DATASET EXCERPT:

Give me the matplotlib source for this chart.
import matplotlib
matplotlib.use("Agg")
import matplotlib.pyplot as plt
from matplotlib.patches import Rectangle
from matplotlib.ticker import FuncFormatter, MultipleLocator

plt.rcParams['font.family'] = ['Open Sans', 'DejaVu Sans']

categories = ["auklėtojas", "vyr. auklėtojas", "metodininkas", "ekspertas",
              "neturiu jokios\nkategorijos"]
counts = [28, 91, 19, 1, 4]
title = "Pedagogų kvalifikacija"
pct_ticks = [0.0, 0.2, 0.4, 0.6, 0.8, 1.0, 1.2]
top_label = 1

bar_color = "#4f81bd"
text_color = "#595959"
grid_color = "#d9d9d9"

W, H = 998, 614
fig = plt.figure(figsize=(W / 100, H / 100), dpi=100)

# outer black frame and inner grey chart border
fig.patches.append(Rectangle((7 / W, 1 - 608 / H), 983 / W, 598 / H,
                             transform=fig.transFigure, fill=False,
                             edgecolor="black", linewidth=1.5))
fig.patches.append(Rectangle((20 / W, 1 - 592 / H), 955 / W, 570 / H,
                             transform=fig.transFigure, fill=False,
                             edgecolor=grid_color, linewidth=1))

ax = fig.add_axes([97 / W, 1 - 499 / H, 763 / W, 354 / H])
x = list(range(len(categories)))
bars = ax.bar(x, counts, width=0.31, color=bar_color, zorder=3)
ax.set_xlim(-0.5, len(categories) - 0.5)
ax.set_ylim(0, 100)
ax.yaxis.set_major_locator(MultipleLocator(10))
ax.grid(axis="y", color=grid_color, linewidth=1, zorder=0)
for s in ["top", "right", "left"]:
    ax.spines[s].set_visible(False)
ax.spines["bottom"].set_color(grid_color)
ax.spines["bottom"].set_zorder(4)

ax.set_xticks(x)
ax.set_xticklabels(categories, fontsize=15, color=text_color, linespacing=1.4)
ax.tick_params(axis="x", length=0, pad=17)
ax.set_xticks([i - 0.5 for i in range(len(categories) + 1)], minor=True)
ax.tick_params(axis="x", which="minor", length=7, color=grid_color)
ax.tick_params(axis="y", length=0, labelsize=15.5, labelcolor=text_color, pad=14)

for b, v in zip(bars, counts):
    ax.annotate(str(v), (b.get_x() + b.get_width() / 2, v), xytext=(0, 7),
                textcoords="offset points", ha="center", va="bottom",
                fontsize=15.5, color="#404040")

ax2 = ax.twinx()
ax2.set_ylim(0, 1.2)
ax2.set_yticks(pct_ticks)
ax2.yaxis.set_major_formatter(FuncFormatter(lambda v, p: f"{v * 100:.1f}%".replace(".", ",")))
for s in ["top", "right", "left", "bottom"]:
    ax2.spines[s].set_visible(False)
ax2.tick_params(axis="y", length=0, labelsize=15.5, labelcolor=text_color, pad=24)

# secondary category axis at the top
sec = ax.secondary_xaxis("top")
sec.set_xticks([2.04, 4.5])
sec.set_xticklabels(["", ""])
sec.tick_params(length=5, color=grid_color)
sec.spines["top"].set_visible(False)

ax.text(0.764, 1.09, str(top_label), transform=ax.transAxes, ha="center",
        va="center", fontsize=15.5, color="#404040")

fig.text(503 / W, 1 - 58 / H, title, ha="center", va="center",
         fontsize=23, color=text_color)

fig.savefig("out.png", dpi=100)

DIRECTIVE: Please return the data above exactly as given.

EXERCISE SOLUTION:
Give me the matplotlib source for this chart.
import matplotlib
matplotlib.use("Agg")
import matplotlib.pyplot as plt
from matplotlib.patches import Rectangle
from matplotlib.ticker import FuncFormatter, MultipleLocator

plt.rcParams['font.family'] = ['Open Sans', 'DejaVu Sans']

categories = ["auklėtojas", "vyr. auklėtojas", "metodininkas", "ekspertas",
              "neturiu jokios\nkategorijos"]
counts = [28, 91, 19, 1, 4]
title = "Pedagogų kvalifikacija"
pct_ticks = [0.0, 0.2, 0.4, 0.6, 0.8, 1.0, 1.2]
top_label = 1

bar_color = "#4f81bd"
text_color = "#595959"
grid_color = "#d9d9d9"

W, H = 998, 614
fig = plt.figure(figsize=(W / 100, H / 100), dpi=100)

# outer black frame and inner grey chart border
fig.patches.append(Rectangle((7 / W, 1 - 608 / H), 983 / W, 598 / H,
                             transform=fig.transFigure, fill=False,
                             edgecolor="black", linewidth=1.5))
fig.patches.append(Rectangle((20 / W, 1 - 592 / H), 955 / W, 570 / H,
                             transform=fig.transFigure, fill=False,
                             edgecolor=grid_color, linewidth=1))

ax = fig.add_axes([97 / W, 1 - 499 / H, 763 / W, 354 / H])
x = list(range(len(categories)))
bars = ax.bar(x, counts, width=0.31, color=bar_color, zorder=3)
ax.set_xlim(-0.5, len(categories) - 0.5)
ax.set_ylim(0, 100)
ax.yaxis.set_major_locator(MultipleLocator(10))
ax.grid(axis="y", color=grid_color, linewidth=1, zorder=0)
for s in ["top", "right", "left"]:
    ax.spines[s].set_visible(False)
ax.spines["bottom"].set_color(grid_color)
ax.spines["bottom"].set_zorder(4)

ax.set_xticks(x)
ax.set_xticklabels(categories, fontsize=15, color=text_color, linespacing=1.4)
ax.tick_params(axis="x", length=0, pad=17)
ax.set_xticks([i - 0.5 for i in range(len(categories) + 1)], minor=True)
ax.tick_params(axis="x", which="minor", length=7, color=grid_color)
ax.tick_params(axis="y", length=0, labelsize=15.5, labelcolor=text_color, pad=14)

for b, v in zip(bars, counts):
    ax.annotate(str(v), (b.get_x() + b.get_width() / 2, v), xytext=(0, 7),
                textcoords="offset points", ha="center", va="bottom",
                fontsize=15.5, color="#404040")

ax2 = ax.twinx()
ax2.set_ylim(0, 1.2)
ax2.set_yticks(pct_ticks)
ax2.yaxis.set_major_formatter(FuncFormatter(lambda v, p: f"{v * 100:.1f}%".replace(".", ",")))
for s in ["top", "right", "left", "bottom"]:
    ax2.spines[s].set_visible(False)
ax2.tick_params(axis="y", length=0, labelsize=15.5, labelcolor=text_color, pad=24)

# secondary category axis at the top
sec = ax.secondary_xaxis("top")
sec.set_xticks([2.04, 4.5])
sec.set_xticklabels(["", ""])
sec.tick_params(length=5, color=grid_color)
sec.spines["top"].set_visible(False)

ax.text(0.764, 1.09, str(top_label), transform=ax.transAxes, ha="center",
        va="center", fontsize=15.5, color="#404040")

fig.text(503 / W, 1 - 58 / H, title, ha="center", va="center",
         fontsize=23, color=text_color)

fig.savefig("out.png", dpi=100)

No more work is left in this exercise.